Depending on your state, some of this is legal and some of it might not be. If we get into the grey areas, then we start seeing some really crazy stuff, like the Gulen charters. One of the largest chains in the US, the Gulen charters are connected to Fethullah Gulen, a Turkish religious opposition leader. The schools have been dogged by controversy, including allegations that their mostly-Turkish immigrant faculty are required to kick a portion of their salaries back to the movement. The Gulen schools are potentially using US taxpayer money to finance a government-in-exile. These schools are mostly nonprofit charters.
Charter schools, whether nominally for-profit or nonprofit, face the same basic problem-- they are businesses that do not control how much they charge for the service they provide.

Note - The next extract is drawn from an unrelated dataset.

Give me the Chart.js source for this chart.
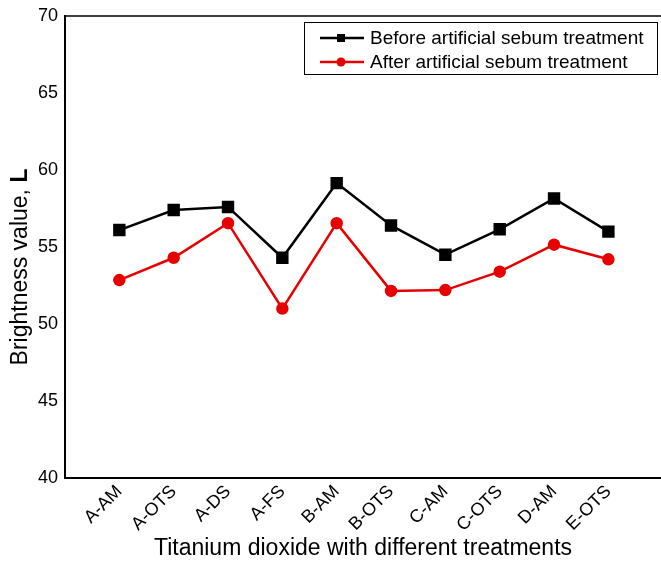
<!DOCTYPE html>
<html>
<head>
<meta charset="utf-8">
<script src="https://cdn.jsdelivr.net/npm/chart.js@4"></script>
<style>
    html, body { margin: 0; padding: 0; background: #fff; }
    #wrap { width: 661px; height: 562px; }
</style>
</head>
<body>
<div id="wrap"><canvas id="brightChart" width="661" height="562"></canvas></div>
<script>
// Categories and brightness values
const treatments = ['A-AM', 'A-OTS', 'A-DS', 'A-FS', 'B-AM', 'B-OTS', 'C-AM', 'C-OTS', 'D-AM', 'E-OTS'];
const beforeSebum = [56.1, 57.4, 57.6, 54.3, 59.15, 56.4, 54.5, 56.15, 58.15, 56.0];
const afterSebum = [52.85, 54.3, 56.55, 51.0, 56.55, 52.15, 52.2, 53.4, 55.15, 54.2];
const yTicks = [40, 45, 50, 55, 60, 65, 70];

const FONT = "'Liberation Sans', Arial, sans-serif";
const RED = '#e60000';

function toPoints(values) {
    return values.map((v, i) => ({ x: i, y: v }));
}

// Frame top line, axis titles and the boxed legend
const decorPlugin = {
    id: 'decor',
    afterDraw(chart) {
        const ctx = chart.ctx;
        const area = chart.chartArea;
        ctx.save();

        // top frame line
        ctx.strokeStyle = '#000';
        ctx.lineWidth = 1.5;
        ctx.beginPath();
        ctx.moveTo(area.left, area.top);
        ctx.lineTo(area.right + 1, area.top);
        ctx.stroke();

        // x axis title
        ctx.fillStyle = '#000';
        ctx.font = '23px ' + FONT;
        ctx.textAlign = 'center';
        ctx.textBaseline = 'alphabetic';
        ctx.fillText('Titanium dioxide with different treatments', 363, 555);

        // y axis title, with bold L
        ctx.save();
        ctx.translate(27, 267);
        ctx.rotate(-Math.PI / 2);
        ctx.textAlign = 'left';
        ctx.font = '23px ' + FONT;
        const part1 = 'Brightness value,';
        const w1 = ctx.measureText(part1 + ' ').width;
        ctx.font = 'bold 23px ' + FONT;
        const w2 = ctx.measureText('L').width;
        const start = -(w1 + w2) / 2;
        ctx.font = '23px ' + FONT;
        ctx.fillText(part1, start, 0);
        ctx.font = 'bold 23px ' + FONT;
        ctx.fillText('L', start + w1, 0);
        ctx.restore();

        // legend box
        ctx.lineWidth = 1;
        ctx.strokeStyle = '#000';
        ctx.strokeRect(304.5, 22.5, 353, 52);
        const rows = [
            { label: 'Before artificial sebum treatment', color: '#000', y: 38, style: 'rect' },
            { label: 'After artificial sebum treatment', color: RED, y: 62, style: 'circle' }
        ];
        rows.forEach(function(r) {
            ctx.strokeStyle = r.color;
            ctx.fillStyle = r.color;
            ctx.lineWidth = 2.5;
            ctx.beginPath();
            ctx.moveTo(320, r.y);
            ctx.lineTo(364, r.y);
            ctx.stroke();
            if (r.style === 'rect') {
                ctx.fillRect(337, r.y - 4, 8, 8);
            } else {
                ctx.beginPath();
                ctx.arc(341, r.y, 4.5, 0, Math.PI * 2);
                ctx.fill();
            }
            ctx.fillStyle = '#000';
            ctx.font = '19px ' + FONT;
            ctx.textAlign = 'left';
            ctx.textBaseline = 'middle';
            ctx.fillText(r.label, 370, r.y + 1);
        });

        ctx.restore();
    }
};

const ctx = document.getElementById('brightChart').getContext('2d');
window.brightChart = new Chart(ctx, {
    type: 'line',
    data: {
        datasets: [{
            label: 'Before artificial sebum treatment',
            data: toPoints(beforeSebum),
            borderColor: '#000',
            backgroundColor: '#000',
            borderWidth: 2.5,
            pointStyle: 'rect',
            pointRadius: 7,
            tension: 0
        }, {
            label: 'After artificial sebum treatment',
            data: toPoints(afterSebum),
            borderColor: RED,
            backgroundColor: RED,
            borderWidth: 2.5,
            pointStyle: 'circle',
            pointRadius: 5,
            tension: 0
        }]
    },
    options: {
        responsive: false,
        animation: false,
        events: [],
        layout: { autoPadding: false, padding: { top: 16, right: 1, left: 0, bottom: 0 } },
        plugins: {
            legend: { display: false },
            tooltip: { enabled: false }
        },
        scales: {
            x: {
                type: 'linear',
                min: -1,
                max: 9.95,
                grid: { display: false, drawTicks: false },
                border: { display: true, color: '#000', width: 2 },
                afterBuildTicks: function(scale) {
                    scale.ticks = treatments.map((t, i) => ({ value: i }));
                },
                afterFit: function(scale) {
                    scale.height = 84;
                    scale.paddingLeft = 0;
                    scale.paddingRight = 0;
                },
                ticks: {
                    autoSkip: false,
                    minRotation: 45,
                    maxRotation: 45,
                    padding: 3,
                    color: '#000',
                    font: { family: FONT, size: 18 },
                    callback: function(value) { return treatments[value] || ''; }
                }
            },
            y: {
                min: 40,
                max: 70,
                grid: { display: false, drawTicks: false },
                border: { display: true, color: '#000', width: 2 },
                afterBuildTicks: function(scale) {
                    scale.ticks = yTicks.map(v => ({ value: v }));
                },
                afterFit: function(scale) {
                    scale.width = 65;
                    scale.paddingTop = 0;
                    scale.paddingBottom = 0;
                },
                ticks: {
                    padding: 7,
                    color: '#000',
                    font: { family: FONT, size: 18 }
                }
            }
        }
    },
    plugins: [decorPlugin]
});
</script>
</body>
</html>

This means that every dollar spent on students is one dollar less to go into the bank account of the business; the interests of the students and the interests of the businesses involved in the school are in opposition to each other.
Nor can you assume that the laws protect taxpayer dollars in any meaningful way. In some states, the laws against self-dealing are strong and well-enforced. In other states, not so much. Eagle Arts Academy is a disaster by any measure, and local school authorities know it-- but state law does not give them, or anyone else, the clear authority to shut it down.
There are charter schools out there that are neither directly nor indirectly attempting to profit from the taxpayers via the students they are supposed to serve. But if you are shopping for a charter school for your child, knowing that it's nonprofit is not enough. Ask if there is a for-profit business operating the school, and if there is, think twice. If that for-profit business is operated by the same people that run the school, don't think twice-- just walk away.